Es wäre für die Klägerin, so sie denn eine rechtliche Selbständigkeit des Wohnraummietverhältnisses und des Garagenmietverhältnisses gewollt hätte, ohne weiteres möglich gewesen, dies durch den Abschluss zweier separater Verträge deutlich zum Ausdruck zu bringen oder zumindest die Beklagten auf die erst auf Seite 6 oben unter Ziffer 15 Abs. 4 enthaltene Regelung zur gesonderten Kündigung besonders hinzuweisen. Ein solcher besonderer Hinweis ist – Gegenteiliges trägt die Klägerin auch selbst nicht vor – nicht erfolgt. Allein, dass die Klausel in Fettdruck gehalten ist, genügt bei dem vorliegenden Sachverhalt noch nicht für einen ausreichenden Hinweis durch die Klägerin als Verwenderin. Zwar ist die Regelung ihrer Fassung nach nicht unklar. Die Beklagten mussten aber bei dem vorliegenden Sachverhalt angesichts des umfangreichen 26 Paragraphen umfassenden vorformulierten Regelwerkes nicht damit rechnen, dass in § 15 zur Kündigung eine Regelung enthalten ist, die eine separate Kündigung des Garagenmietverhältnisses ermöglichte, zumal auch in der Überschrift zu § 15 auf Seite 5 unten des Vertragsformulares lediglich das Wort „Kündigung“ aufgeführt ist, ohne hier bereits einen trennenden Hinweis auf die Garage und Wohnräume aufzunehmen.

Es ist gerichtsbekannt, dass Vermieter häufig Vertragsformulare von Verbänden benutzen, deren Inhalte nicht im Einzelnen ausgehandelt und auch von beiden Seiten vor Unterschriftsleistung nicht mit der erforderlichen Sorgfalt studiert werden und damit einzelne Regelung nicht hinreichend zur Kenntnis genommen werden. Ein Mieter, der in einem Vertragsformular zeitgleich sowohl Wohnräume, als auch eine auf demselben Grundstück im selben Haus gelegene Garage anmietet, geht billigenswerter Weise von einer Einheitlichkeit des Mietverhältnisses aus. Er muss nicht damit rechnen, dass erst an einer weit hinten im Formular befindlichen Stelle nunmehr eine rechtliche Selbständigkeit der angemieteten Wohnräume und der Garage seitens der Verwenderin gewollt ist, sowie deren gesonderte Kündigungsmöglichkeit aufgeführt wird. Insoweit handelt es sich um eine nach den hier vorliegenden konkreten Umstände und dem Erscheinungsbild des Vertrages ungewöhnliche Klausel im Sinne des § 305 c Abs. 1 BGB, mit der die Beklagten als Vertragspartner der Klägerin als Verwenderin nicht zu rechnen brauchten. Mithin ist diese Vertragsklausel nicht Vertragsbestandteil geworden, mit der Folge, dass die Klägerin auf diese eine separate Kündigung der angemieteten Garage nicht stützen kann.

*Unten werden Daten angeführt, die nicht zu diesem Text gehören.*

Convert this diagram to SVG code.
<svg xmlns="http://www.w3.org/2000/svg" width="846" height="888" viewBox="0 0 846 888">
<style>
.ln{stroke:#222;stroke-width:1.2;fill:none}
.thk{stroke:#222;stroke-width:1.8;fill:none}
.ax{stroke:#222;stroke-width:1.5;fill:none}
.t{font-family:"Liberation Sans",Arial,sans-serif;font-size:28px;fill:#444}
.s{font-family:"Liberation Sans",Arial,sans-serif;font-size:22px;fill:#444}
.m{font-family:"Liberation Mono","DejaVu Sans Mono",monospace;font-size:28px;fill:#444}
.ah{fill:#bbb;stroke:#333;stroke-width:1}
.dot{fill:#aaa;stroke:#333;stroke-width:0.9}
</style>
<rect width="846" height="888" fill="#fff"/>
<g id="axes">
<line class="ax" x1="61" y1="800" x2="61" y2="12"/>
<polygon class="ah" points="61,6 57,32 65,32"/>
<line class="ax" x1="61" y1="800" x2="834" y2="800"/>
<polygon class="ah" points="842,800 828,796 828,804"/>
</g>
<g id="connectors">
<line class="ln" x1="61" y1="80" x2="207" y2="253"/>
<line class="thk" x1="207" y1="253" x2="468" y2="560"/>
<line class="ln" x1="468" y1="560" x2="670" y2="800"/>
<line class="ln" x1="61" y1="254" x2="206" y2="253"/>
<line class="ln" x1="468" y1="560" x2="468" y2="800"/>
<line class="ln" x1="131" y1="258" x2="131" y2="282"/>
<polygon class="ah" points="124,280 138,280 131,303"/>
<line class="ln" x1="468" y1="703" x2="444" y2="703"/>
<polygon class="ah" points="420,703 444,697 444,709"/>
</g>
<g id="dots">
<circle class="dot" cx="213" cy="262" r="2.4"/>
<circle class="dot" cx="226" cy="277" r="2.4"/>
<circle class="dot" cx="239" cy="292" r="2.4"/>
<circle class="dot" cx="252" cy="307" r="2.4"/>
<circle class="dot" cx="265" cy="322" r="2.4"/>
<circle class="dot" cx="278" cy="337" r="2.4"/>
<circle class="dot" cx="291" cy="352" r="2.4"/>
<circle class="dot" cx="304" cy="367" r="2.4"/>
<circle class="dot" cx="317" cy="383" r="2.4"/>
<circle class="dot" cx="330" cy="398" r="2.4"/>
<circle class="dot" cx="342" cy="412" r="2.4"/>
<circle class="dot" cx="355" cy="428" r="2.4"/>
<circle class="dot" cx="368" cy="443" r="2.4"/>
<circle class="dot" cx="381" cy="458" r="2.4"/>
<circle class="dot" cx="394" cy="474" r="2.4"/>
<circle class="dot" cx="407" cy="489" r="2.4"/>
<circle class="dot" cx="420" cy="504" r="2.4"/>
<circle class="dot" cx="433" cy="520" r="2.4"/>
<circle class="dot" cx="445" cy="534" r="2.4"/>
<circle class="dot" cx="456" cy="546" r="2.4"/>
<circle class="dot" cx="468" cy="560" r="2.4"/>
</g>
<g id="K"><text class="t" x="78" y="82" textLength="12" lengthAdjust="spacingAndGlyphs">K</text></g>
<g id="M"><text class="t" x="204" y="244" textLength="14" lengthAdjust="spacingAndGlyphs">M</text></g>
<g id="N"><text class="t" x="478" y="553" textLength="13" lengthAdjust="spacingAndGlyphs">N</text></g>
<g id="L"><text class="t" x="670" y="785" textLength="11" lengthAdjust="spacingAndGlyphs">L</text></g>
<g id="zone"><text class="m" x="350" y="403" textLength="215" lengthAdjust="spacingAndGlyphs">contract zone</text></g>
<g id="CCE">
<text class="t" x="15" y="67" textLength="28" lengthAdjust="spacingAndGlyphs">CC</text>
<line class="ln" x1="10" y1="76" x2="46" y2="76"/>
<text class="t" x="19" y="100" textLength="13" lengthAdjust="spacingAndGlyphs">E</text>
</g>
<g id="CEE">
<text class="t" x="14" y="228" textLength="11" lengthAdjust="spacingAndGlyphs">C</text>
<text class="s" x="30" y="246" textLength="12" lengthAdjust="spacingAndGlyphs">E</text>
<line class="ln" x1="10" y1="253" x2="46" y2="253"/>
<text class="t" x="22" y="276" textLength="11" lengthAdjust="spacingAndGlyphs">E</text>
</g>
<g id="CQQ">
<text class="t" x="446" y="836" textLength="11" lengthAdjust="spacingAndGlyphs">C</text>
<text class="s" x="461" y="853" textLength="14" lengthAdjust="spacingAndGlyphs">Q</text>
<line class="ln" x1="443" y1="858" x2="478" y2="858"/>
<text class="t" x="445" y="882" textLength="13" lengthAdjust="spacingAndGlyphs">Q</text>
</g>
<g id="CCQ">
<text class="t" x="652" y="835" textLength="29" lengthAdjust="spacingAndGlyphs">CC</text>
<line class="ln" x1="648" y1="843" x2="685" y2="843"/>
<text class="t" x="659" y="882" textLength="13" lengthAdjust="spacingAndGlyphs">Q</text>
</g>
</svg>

Nach alledem war die Klage abzuweisen.

Die Kostenentscheidung folgt aus § 91 Abs. 1 ZPO.

Die Entscheidung über die vorläufige Vollstreckbarkeit hat ihre Rechtsgrundlage in § 708 Nr. 11, 713 ZPO.

Die Berufung war nicht zuzulassen, denn die hierfür erforderlichen Voraussetzungen des § 511 Abs. 4 ZPO liegen nicht vor.